Digital communication has also transformed the ways in which residents now interact with providers, forcing councils to review their approach. Councils must now think about their whole resident experience including digital interactions such as their online facilities for making payments and supporting instant customer service conversations through social media. This level of focus on customer experience is relatively new and has made a definition of customer centricity more elusive in local government.
When we consider the responsibilities of councils, ranging from education services to managing homes, each is vital to the well-being of the individual. The reliance upon these services is vast, and potentially one of the most impactful service experiences an individual will come into contact with. Customers of these services cannot choose another provider; they must simply trust and rely upon the service they are provided. Taking these factors into consideration, it is vital that local authorities see the consumers of their services as customers.
Fostering a customer-led approach
Customers want to have a personal connection with councils and for their voice to be heard when it comes to the quality and performance of a service. Indeed, the City of Athens recently launched an app for residents to quickly and easily communicate and report issues with local authorities, improving engagement whilst easing the strain on administration staff. Innovations such as this enable councils to evolve and deliver services which truly include and value the customer.
Local authorities should be laying the foundations now to encourage the change of mindsets and working practices towards adopting a customer-centric approach. This requires a collective understanding of great customer experience, informed by best practices from other businesses and industries, and instilled within each local government employee. Such a change, of course, will be a long journey for the industry, however making this initial step is the most pressing part of the process.
Overcoming industry challenges
Changing the perception of local government customers is one aspect, but other factors from the broad nature of their responsibilities to deep-rooted legacy paper systems and the challenges of public sector IT procurement, make it harder to optimise processes. It is also important that the impact political turbulence has on local government customers is not overlooked. At best a council may have four years of stability before a change in control, however, in reality, many councils elect members within the four-year cycle. As a result, different councillors may have different concepts of customer-centricity, what priority they place on it and how much budget they are willing to spend to achieve it.
The constant change makes it almost impossible to have a long-term strategy around customer centricity, making it difficult to achieve change and to maintain high levels of customer experience. The expectations of consumers might drive a change here. Taking responsibility out of the hands of those that might only be in place for four years and into those that represent a constant presence, like the civil service at a central government level, would allow a long-term strategy to be implemented consistently and effectively.
Local authorities also need digital tools to streamline their processes for staff so they can focus on delivering exceptional customer service. When operational staff are juggling multiple tasks and drawing data from across different systems, it becomes harder to maintain efficiency and accuracy. As a result, it is the customer who suffers and becomes lost in the process.
For instance, a property services company tasked with maintaining local government homes might have back-office staff, surveyors and engineers all working on one task. Seamless communication between the various personnel is essential for timely, cost-efficient completion of the maintenance project so that they can begin the next one.

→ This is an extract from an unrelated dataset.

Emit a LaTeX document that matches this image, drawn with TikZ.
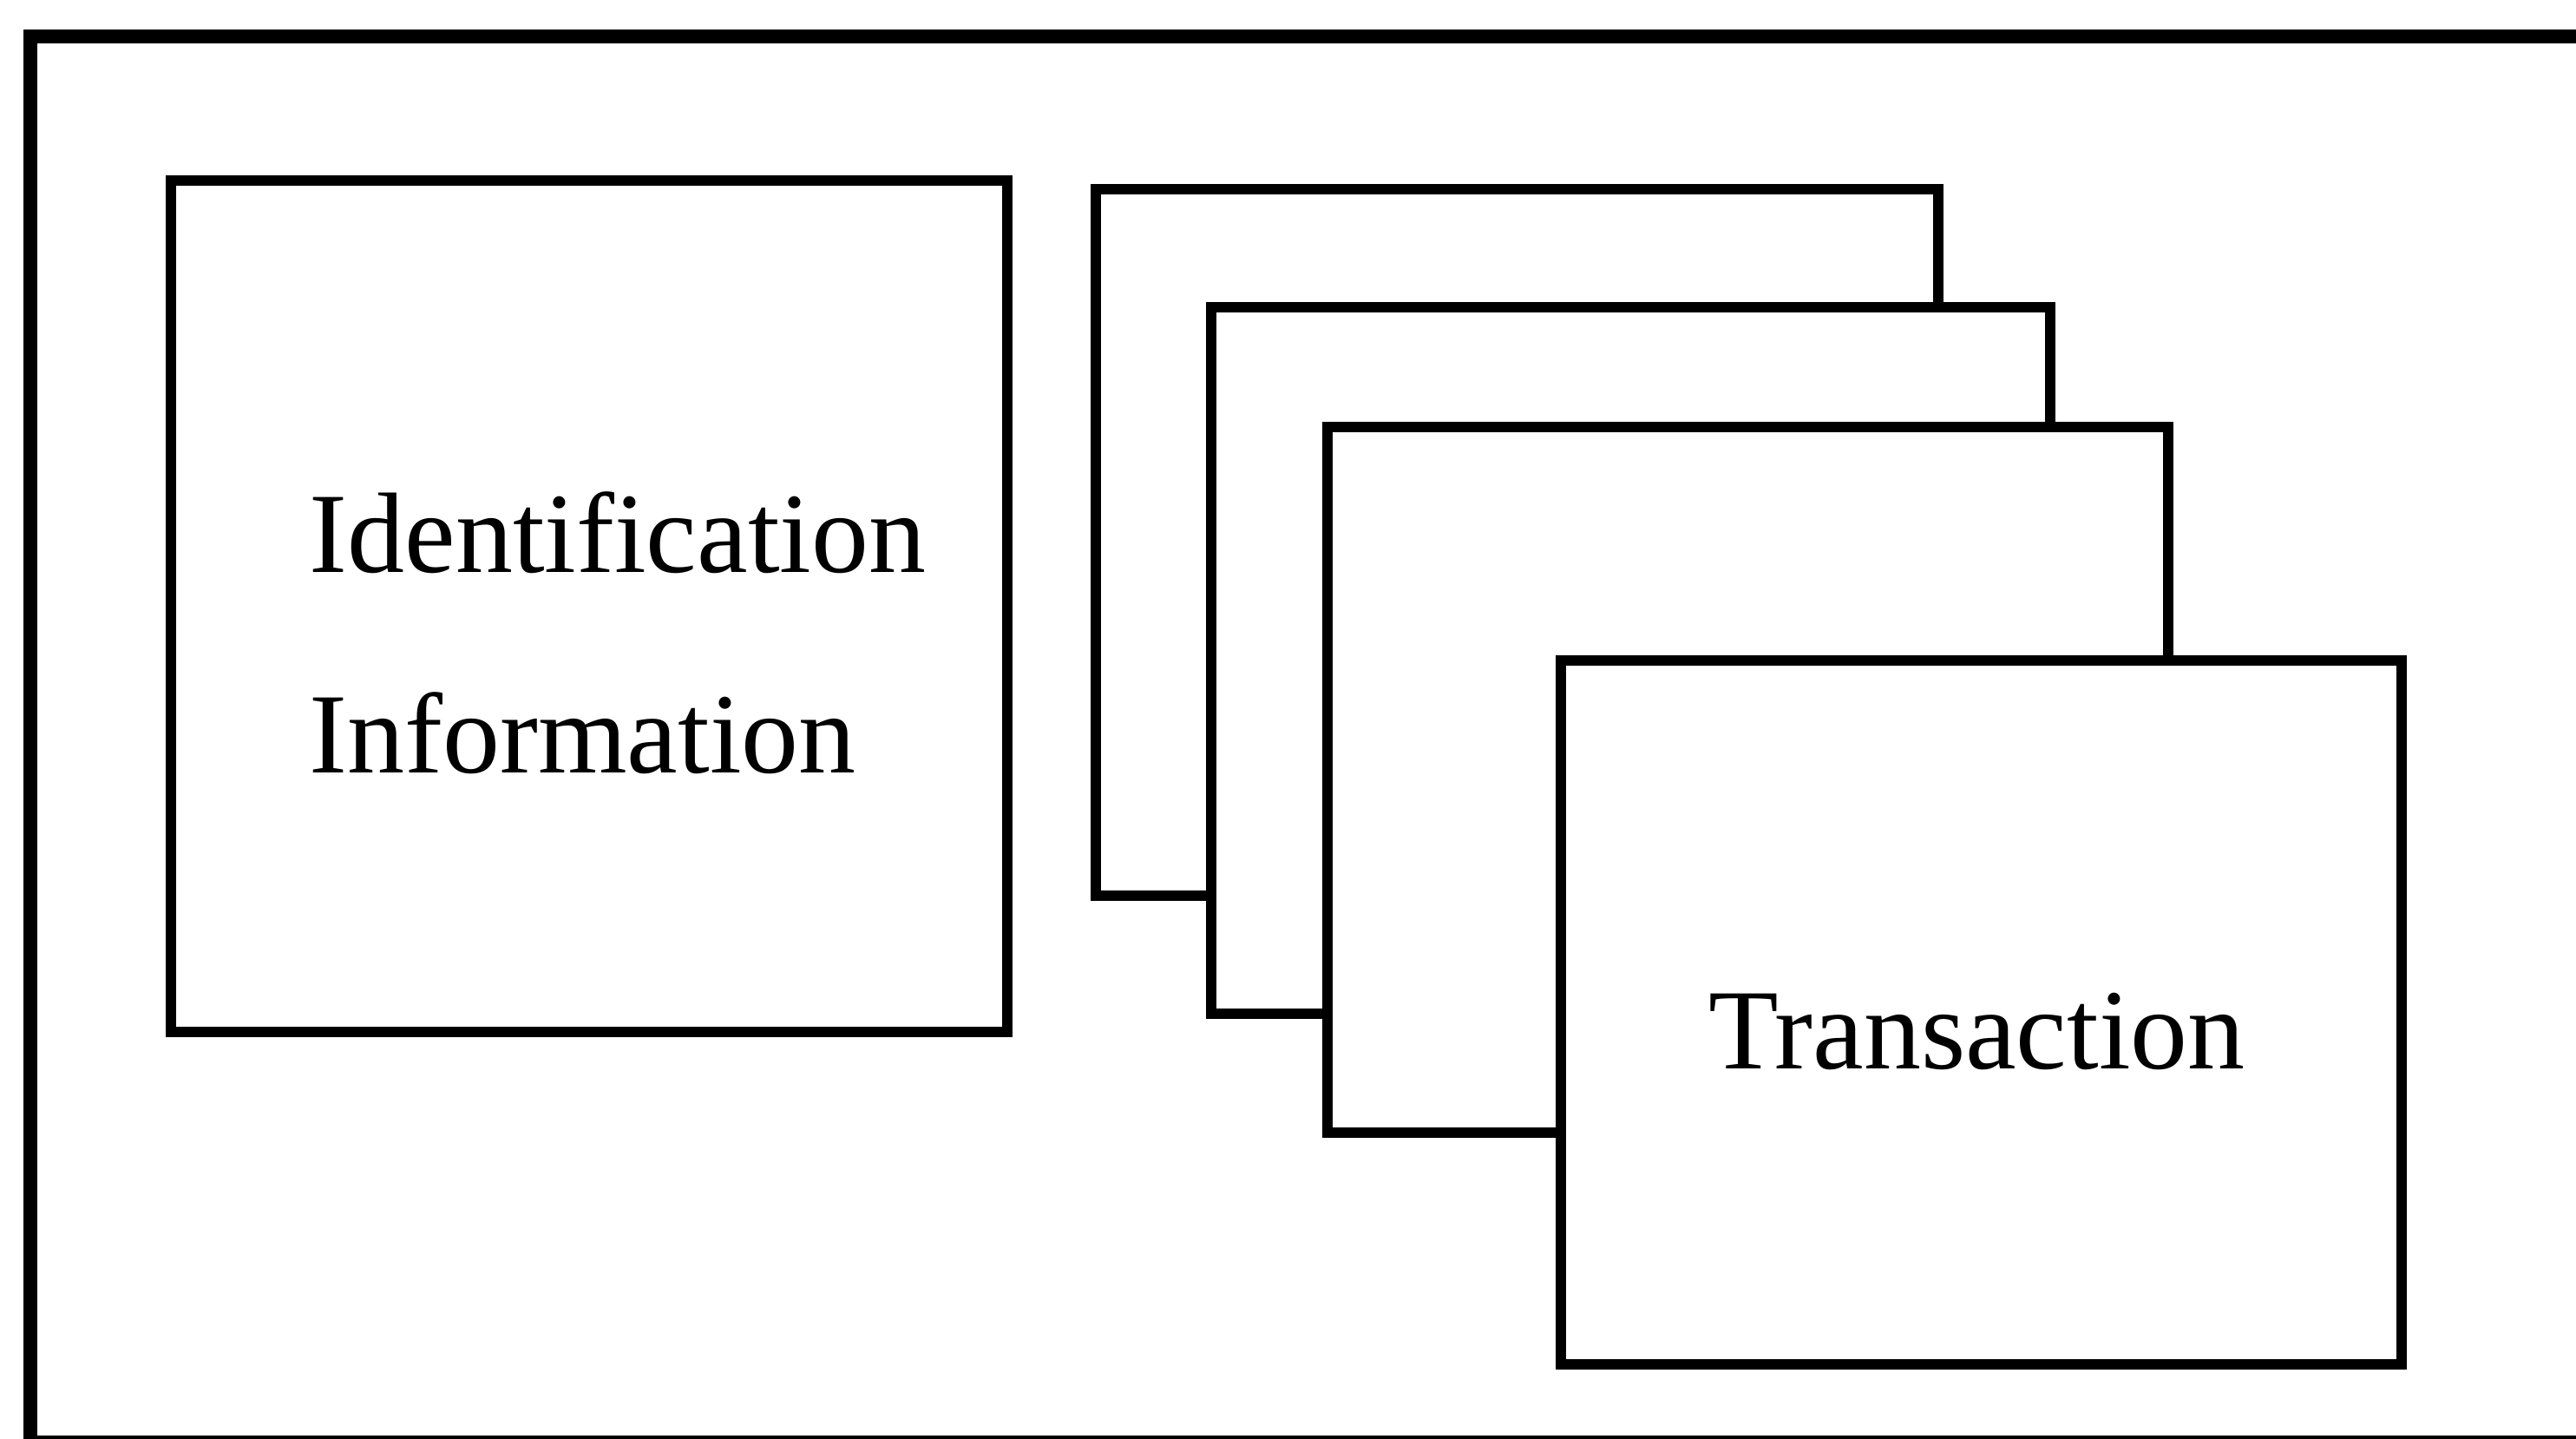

It is vital that councils are equipped with intelligent tools to manage their data and communications as well as gathering performance insight, allowing for better collaboration across teams and an overall more cost-effective and productive process. Above all, this means customers enjoy a smooth and efficient experience with their local authority.
Customer-centricity at every level
Adopting new working practices will certainly support a more customer-led approach in councils. Still, culturally the organisation must first understand and agree with the vision of customer-centricity. Without a fundamental change in attitude towards the customer, there is no belief or incentive for staff to ensure that the customer needs are at the heart of each process and decision.
What is clear is that the drive for achieving customer-centricity must be led from the top of the organisation both on a political and civil level. It must become a long-term commitment whereby everyone sees the long-term value and benefit, not only within their organisation but also spreading out to the contractors that they employ. Some will use arms-length Management Organisations (ALMOs) or Direct Labour Organisations (DLOs) or a combination of both. Factors such as these add another level of complexity to an already complicated backdrop when striving to achieve customer-centricity.
Evolving for the customer-led future
Despite the unique challenges facing local government, the future is a bright and customer-centric one for councils. It is within the power of local government to evolve its practices in line with modern consumer demands, starting by viewing the resident as a customer of their service, analysing their customer journey and customer expectations. Local governments who are beginning to see success with their customer experience are those who have combined a cultural change with the technology which empowers staff to deliver fast, supportive services. Driving change from both directions will enable local authorities to make a sustainable and customer-led transformation.